What I typically do is put the name of the color action at the top now, so that you can tell which one this section of the script runs. Also, I put a line of hashtags/pound signs at the bottom to separate it from the part after it. Make sure to put at least one hashtag/pound sign before your color action name, otherwise Sikuli IDE will read it as a command.

Then copy the entirety of your script so far and paste it 1 time for each color action you plan to run. I'm in the process of revamping my spectrum, but at the current moment, I use 26 colors, so I will paste it 25 times. In my case, the script will expand to over 600 lines, but this shouldn't be a problem. If you're hesitant to run such a long script, you can separate the script into multiple scripts that can be run consecutively.

Back near the beginning of the script, I change the first copy's (not the original) header to read "FISSION", which is the second natural color I use.

Then highlight the part that says "click(landmine)".

Then hit the click button again.

This time, I draw a rectangle around "fission" in Photoshop's actions window.

So that the script looks like this.

Then I change type("_01-landmine") to say type("_02-fission") instead.

Change the rest of the script copies to do the rest of the colors you want to use. You only have to change the color action capture and the text it types when saving.

It may not seem that easy, but once you set the script up, barring Sikuli IDE hiccups, it should be able to replicate the recoloring process nearly flawlessly.

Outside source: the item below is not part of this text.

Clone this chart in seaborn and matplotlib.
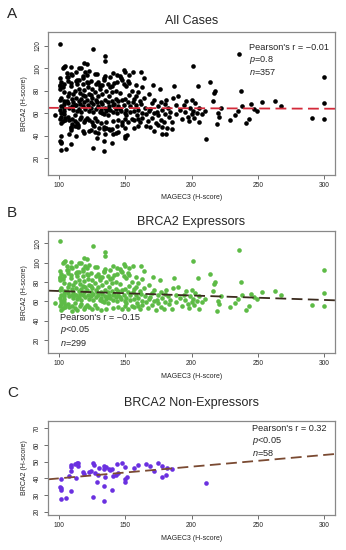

All you have to do to change which hair texture it recolors is replace "basevolatile-hairname" with another texture called "basevolatile-differenthairname". However, because it relies on an action to do the alpha, the alpha file's name cannot be changed from hair to hair. I'd recommend only doing one hair at a time and putting the texture/alpha for the hairs you finish in a clearly named subfolder to keep track of which hair they go to.